» INSTRUCTION
Review the material line by line. Identify and copy every line that contains the string "this".

◇ ◇ ◇ ◇ ◇

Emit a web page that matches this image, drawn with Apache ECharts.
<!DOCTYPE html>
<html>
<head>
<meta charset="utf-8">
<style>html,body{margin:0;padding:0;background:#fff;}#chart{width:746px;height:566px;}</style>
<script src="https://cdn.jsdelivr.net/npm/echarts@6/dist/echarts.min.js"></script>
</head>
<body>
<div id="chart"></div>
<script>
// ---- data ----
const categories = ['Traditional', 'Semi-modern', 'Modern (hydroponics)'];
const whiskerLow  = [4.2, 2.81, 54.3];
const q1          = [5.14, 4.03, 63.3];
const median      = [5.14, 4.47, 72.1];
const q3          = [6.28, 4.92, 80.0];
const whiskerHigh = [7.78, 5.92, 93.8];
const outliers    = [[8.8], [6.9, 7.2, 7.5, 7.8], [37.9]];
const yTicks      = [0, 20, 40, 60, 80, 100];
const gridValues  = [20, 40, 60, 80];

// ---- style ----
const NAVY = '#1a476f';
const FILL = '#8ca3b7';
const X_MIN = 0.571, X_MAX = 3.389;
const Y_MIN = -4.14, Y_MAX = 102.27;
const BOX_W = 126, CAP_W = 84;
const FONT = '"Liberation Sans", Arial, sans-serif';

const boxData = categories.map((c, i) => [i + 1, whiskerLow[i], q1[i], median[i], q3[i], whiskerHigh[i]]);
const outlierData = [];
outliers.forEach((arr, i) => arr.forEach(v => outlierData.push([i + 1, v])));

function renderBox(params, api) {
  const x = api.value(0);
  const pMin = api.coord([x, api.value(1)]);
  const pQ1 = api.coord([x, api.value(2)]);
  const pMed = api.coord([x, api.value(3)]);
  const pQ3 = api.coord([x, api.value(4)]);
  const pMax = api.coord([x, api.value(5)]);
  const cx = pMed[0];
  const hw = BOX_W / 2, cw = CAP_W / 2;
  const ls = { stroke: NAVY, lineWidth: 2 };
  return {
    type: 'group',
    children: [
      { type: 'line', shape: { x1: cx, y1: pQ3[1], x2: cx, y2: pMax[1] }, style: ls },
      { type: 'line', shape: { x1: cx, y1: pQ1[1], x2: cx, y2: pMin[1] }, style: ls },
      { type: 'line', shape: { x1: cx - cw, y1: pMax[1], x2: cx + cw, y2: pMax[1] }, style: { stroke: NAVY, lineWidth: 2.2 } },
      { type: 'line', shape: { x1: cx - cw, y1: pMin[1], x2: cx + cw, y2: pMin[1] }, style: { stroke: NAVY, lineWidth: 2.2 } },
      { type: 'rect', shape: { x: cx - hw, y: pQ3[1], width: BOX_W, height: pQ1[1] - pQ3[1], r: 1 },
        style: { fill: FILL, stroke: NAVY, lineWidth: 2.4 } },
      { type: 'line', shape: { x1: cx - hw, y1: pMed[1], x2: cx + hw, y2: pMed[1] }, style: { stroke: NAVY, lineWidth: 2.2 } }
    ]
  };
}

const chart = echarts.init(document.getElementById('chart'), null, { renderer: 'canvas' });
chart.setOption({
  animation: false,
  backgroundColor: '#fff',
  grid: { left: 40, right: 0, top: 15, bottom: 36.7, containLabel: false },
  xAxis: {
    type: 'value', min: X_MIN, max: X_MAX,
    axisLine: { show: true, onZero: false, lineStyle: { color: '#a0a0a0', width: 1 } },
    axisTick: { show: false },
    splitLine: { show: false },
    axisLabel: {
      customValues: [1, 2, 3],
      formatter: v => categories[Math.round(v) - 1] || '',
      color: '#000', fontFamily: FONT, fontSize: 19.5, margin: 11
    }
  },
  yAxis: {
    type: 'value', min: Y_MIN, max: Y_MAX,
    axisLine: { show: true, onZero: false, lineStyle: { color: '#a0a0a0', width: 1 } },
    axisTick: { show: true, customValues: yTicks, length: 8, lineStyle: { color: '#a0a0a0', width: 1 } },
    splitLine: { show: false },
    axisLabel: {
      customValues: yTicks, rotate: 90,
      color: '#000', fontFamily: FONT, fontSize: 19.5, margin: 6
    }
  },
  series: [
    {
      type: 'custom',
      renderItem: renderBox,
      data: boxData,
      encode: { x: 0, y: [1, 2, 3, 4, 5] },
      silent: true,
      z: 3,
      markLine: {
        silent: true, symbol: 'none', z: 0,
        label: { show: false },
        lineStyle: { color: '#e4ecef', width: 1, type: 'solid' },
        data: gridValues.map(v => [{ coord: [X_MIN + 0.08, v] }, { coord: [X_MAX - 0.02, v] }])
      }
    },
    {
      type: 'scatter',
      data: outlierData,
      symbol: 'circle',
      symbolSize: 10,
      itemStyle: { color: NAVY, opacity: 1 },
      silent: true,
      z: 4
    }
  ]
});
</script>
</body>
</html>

◇ ◇ ◇ ◇ ◇

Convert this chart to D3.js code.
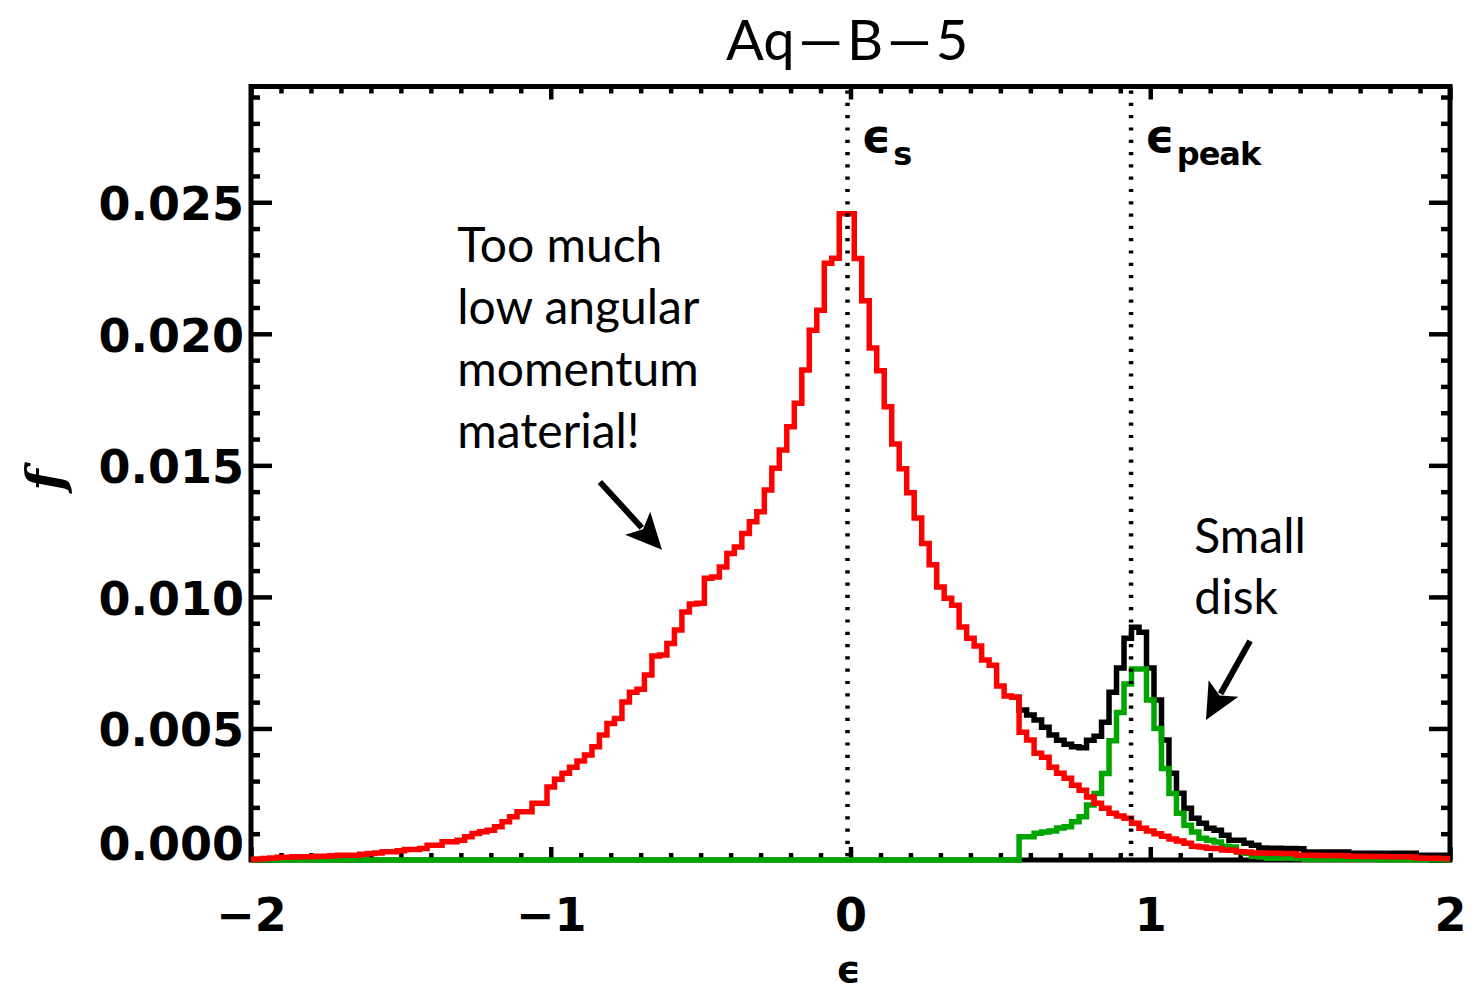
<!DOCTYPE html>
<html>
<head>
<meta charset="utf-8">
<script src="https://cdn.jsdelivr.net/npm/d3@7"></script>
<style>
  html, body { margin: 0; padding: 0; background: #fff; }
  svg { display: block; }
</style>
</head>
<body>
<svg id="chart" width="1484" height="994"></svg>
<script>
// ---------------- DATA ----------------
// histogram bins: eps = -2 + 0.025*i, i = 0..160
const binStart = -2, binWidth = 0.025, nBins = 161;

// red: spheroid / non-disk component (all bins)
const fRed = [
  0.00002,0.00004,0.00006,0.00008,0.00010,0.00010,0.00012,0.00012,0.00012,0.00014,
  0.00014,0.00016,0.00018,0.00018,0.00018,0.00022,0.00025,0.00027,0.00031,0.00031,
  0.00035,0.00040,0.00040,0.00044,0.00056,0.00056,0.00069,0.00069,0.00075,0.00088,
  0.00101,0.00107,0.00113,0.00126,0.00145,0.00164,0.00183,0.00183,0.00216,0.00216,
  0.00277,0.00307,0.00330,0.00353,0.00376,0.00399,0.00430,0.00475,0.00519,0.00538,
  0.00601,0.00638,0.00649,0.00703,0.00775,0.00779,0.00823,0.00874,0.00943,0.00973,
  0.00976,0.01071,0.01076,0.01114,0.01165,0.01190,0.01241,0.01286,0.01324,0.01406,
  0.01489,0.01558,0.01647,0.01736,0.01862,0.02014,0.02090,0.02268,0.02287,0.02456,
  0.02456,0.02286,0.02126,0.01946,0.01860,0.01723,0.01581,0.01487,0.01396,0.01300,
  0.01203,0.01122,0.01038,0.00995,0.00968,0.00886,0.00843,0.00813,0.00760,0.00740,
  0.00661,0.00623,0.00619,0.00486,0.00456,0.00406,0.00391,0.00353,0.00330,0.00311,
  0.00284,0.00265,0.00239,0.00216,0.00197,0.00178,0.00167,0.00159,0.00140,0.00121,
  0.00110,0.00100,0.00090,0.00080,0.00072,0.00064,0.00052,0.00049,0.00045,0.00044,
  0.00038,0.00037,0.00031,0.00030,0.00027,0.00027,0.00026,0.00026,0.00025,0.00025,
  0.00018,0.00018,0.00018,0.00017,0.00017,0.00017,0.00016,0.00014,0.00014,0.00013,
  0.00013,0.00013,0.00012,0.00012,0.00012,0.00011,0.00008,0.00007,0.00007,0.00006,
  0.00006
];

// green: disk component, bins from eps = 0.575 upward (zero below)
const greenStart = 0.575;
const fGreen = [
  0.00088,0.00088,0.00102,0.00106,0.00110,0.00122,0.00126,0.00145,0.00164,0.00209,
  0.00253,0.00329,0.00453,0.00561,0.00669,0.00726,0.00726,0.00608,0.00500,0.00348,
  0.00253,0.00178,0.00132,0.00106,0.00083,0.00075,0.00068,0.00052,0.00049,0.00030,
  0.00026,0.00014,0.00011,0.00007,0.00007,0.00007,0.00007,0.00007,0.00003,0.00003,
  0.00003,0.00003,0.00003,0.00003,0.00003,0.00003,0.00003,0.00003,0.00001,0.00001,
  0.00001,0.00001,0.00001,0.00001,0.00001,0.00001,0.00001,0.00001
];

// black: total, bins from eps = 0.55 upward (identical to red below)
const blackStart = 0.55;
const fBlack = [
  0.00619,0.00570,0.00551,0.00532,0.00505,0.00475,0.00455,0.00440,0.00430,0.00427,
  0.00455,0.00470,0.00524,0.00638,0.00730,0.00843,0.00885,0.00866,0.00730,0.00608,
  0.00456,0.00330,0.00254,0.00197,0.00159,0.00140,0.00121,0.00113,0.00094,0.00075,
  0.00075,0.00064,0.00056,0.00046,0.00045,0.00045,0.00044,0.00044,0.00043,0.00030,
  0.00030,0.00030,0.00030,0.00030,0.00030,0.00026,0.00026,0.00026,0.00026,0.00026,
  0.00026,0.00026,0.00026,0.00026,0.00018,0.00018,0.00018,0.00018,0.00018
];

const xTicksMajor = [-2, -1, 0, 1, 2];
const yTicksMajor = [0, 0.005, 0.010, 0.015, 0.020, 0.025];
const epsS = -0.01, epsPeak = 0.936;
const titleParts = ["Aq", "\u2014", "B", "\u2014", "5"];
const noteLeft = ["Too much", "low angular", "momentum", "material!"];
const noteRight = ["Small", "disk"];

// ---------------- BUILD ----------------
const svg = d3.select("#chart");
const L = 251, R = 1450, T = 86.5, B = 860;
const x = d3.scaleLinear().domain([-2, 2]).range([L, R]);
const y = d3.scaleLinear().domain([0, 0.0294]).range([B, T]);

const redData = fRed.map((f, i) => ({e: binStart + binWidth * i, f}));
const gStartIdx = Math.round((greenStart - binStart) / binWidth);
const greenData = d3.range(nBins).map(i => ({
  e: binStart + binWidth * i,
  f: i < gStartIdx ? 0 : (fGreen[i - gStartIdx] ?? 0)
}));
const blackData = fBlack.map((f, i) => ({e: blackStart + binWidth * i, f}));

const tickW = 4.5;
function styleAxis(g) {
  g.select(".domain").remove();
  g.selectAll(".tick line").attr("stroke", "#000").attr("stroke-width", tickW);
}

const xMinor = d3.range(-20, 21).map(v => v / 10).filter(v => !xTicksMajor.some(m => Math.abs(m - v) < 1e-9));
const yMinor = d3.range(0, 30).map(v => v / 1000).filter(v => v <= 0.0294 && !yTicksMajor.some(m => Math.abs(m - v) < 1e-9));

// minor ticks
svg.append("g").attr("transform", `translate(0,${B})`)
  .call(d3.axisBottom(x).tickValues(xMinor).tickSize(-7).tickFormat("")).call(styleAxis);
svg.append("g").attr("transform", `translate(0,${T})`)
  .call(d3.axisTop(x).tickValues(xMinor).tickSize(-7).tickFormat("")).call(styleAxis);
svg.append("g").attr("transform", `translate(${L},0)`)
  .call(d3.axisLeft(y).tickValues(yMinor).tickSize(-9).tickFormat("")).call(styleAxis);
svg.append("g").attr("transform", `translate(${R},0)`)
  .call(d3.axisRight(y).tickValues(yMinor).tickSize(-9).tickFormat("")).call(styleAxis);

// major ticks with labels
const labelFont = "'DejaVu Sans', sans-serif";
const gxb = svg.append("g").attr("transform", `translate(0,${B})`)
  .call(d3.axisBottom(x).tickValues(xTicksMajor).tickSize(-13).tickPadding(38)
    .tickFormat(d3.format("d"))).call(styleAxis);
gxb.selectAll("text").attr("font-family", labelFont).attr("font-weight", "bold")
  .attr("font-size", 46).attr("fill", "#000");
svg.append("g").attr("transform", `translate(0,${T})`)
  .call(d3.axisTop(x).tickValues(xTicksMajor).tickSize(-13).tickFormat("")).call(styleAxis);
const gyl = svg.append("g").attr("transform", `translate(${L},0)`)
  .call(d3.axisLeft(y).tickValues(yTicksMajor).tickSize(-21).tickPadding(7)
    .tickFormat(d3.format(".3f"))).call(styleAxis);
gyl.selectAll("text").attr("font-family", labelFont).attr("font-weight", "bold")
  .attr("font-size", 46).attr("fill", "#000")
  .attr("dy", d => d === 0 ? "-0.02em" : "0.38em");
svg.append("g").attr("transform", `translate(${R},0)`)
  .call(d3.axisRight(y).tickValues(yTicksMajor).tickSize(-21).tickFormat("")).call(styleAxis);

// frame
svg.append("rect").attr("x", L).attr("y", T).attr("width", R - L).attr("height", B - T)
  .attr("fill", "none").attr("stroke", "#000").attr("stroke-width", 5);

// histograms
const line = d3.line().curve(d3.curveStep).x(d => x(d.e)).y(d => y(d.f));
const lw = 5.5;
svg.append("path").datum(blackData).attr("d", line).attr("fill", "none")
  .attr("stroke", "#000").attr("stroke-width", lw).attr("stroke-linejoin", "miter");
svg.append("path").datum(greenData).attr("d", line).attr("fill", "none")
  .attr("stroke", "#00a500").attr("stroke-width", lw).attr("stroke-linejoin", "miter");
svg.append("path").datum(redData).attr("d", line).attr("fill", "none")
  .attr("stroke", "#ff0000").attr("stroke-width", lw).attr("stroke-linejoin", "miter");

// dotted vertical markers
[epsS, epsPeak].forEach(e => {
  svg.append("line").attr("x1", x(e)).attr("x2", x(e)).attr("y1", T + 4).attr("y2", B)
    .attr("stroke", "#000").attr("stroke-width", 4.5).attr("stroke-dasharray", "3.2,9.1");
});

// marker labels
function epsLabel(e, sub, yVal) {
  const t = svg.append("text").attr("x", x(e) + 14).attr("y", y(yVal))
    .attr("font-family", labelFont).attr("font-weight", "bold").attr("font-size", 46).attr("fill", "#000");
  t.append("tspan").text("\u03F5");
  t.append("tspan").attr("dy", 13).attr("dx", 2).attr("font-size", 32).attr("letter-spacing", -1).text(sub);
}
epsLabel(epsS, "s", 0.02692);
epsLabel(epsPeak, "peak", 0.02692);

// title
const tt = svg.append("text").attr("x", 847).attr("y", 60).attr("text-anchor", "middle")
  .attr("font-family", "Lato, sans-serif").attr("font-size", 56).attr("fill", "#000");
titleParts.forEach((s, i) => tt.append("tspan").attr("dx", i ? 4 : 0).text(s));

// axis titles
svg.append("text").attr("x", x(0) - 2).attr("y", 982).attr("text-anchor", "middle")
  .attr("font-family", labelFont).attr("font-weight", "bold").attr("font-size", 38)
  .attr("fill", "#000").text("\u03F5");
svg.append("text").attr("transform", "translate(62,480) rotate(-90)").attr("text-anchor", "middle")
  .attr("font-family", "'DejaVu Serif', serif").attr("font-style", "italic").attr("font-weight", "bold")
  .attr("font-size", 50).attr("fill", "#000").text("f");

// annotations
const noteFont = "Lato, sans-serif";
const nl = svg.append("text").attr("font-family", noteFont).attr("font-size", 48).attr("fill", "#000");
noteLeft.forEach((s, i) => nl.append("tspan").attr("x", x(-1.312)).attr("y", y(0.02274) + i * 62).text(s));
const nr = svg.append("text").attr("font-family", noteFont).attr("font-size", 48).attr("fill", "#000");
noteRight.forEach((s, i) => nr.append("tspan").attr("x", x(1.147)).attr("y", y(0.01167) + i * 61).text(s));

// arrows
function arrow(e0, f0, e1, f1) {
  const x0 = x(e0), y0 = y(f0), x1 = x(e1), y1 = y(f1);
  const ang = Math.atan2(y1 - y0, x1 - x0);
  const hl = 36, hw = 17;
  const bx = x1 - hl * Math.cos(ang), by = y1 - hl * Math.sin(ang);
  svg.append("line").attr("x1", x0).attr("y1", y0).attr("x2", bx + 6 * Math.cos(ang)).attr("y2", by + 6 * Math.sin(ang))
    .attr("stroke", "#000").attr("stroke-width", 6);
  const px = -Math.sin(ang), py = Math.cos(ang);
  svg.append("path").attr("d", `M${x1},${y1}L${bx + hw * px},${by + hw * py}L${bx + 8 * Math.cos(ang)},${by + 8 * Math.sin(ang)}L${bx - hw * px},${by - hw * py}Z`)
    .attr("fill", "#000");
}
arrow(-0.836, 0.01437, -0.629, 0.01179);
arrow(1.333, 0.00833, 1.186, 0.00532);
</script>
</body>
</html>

◇ ◇ ◇ ◇ ◇

» WRITTEN ANSWER
Emit a web page that matches this image, drawn with Apache ECharts.
Convert this chart to D3.js code.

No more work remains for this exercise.